= TASK DATA =
## START

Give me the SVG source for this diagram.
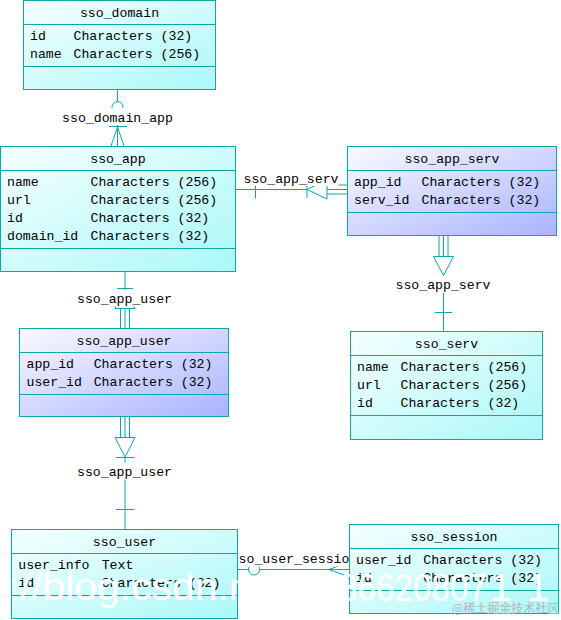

## END
## START

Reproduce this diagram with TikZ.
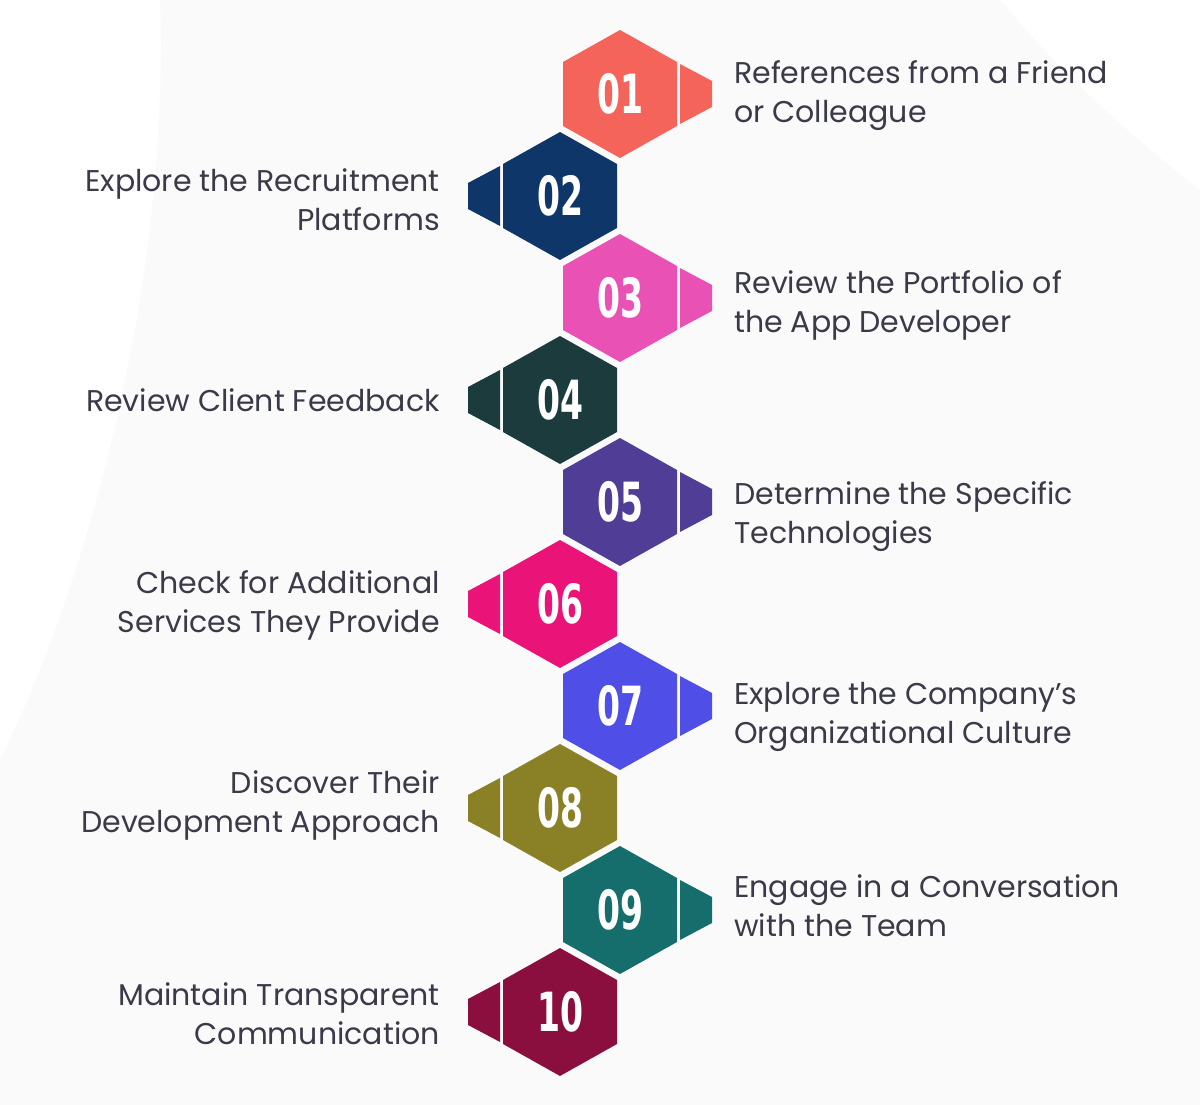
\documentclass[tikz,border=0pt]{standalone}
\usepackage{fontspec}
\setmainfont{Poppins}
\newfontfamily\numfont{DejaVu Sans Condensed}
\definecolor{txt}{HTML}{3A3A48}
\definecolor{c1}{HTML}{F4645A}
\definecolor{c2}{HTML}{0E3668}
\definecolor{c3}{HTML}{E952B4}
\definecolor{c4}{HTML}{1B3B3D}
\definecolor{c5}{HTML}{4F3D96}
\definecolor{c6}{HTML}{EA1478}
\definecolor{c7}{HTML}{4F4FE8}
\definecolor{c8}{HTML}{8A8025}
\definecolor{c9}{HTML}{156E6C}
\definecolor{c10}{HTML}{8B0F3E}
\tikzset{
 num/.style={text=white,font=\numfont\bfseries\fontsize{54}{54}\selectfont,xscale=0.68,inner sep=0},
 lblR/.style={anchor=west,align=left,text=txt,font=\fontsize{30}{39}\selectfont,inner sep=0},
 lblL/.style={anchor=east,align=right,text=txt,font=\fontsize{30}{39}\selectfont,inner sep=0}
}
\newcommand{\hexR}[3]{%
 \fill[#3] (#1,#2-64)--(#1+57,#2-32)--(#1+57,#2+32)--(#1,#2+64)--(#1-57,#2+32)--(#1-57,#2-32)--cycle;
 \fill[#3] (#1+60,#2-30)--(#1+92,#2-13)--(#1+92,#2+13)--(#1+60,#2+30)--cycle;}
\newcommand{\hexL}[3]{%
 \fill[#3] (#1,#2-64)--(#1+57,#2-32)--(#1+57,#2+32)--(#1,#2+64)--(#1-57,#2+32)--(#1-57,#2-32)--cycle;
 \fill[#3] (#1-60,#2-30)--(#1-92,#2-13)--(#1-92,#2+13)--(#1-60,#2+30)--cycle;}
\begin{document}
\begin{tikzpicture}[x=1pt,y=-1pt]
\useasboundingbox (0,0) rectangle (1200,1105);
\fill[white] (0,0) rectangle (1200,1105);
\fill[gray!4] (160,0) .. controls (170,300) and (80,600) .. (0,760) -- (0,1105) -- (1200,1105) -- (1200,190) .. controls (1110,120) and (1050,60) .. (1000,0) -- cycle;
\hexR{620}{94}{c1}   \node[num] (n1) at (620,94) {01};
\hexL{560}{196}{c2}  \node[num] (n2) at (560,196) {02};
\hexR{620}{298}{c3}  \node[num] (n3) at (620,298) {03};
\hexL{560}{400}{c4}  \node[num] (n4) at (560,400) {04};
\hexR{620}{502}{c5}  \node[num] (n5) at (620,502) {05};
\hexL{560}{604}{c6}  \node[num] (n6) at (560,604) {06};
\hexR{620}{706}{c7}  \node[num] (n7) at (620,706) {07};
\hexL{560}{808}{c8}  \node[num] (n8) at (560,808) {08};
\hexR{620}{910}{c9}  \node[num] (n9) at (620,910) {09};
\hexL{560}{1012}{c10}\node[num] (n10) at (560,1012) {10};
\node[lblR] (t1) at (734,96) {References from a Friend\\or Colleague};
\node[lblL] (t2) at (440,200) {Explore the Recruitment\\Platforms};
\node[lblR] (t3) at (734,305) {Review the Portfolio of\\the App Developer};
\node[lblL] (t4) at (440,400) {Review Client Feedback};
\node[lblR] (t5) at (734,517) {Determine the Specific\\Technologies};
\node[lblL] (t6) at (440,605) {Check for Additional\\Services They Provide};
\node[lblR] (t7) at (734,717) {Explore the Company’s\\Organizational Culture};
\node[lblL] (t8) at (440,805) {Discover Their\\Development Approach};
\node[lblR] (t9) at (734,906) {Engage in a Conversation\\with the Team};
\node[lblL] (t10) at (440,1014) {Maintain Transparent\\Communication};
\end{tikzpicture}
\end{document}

## END

= WHAT IS EXPECTED =
Write out every line of the data that holds the word "this".

= THE SOLUTION =
Give me the SVG source for this diagram.
Reproduce this diagram with TikZ.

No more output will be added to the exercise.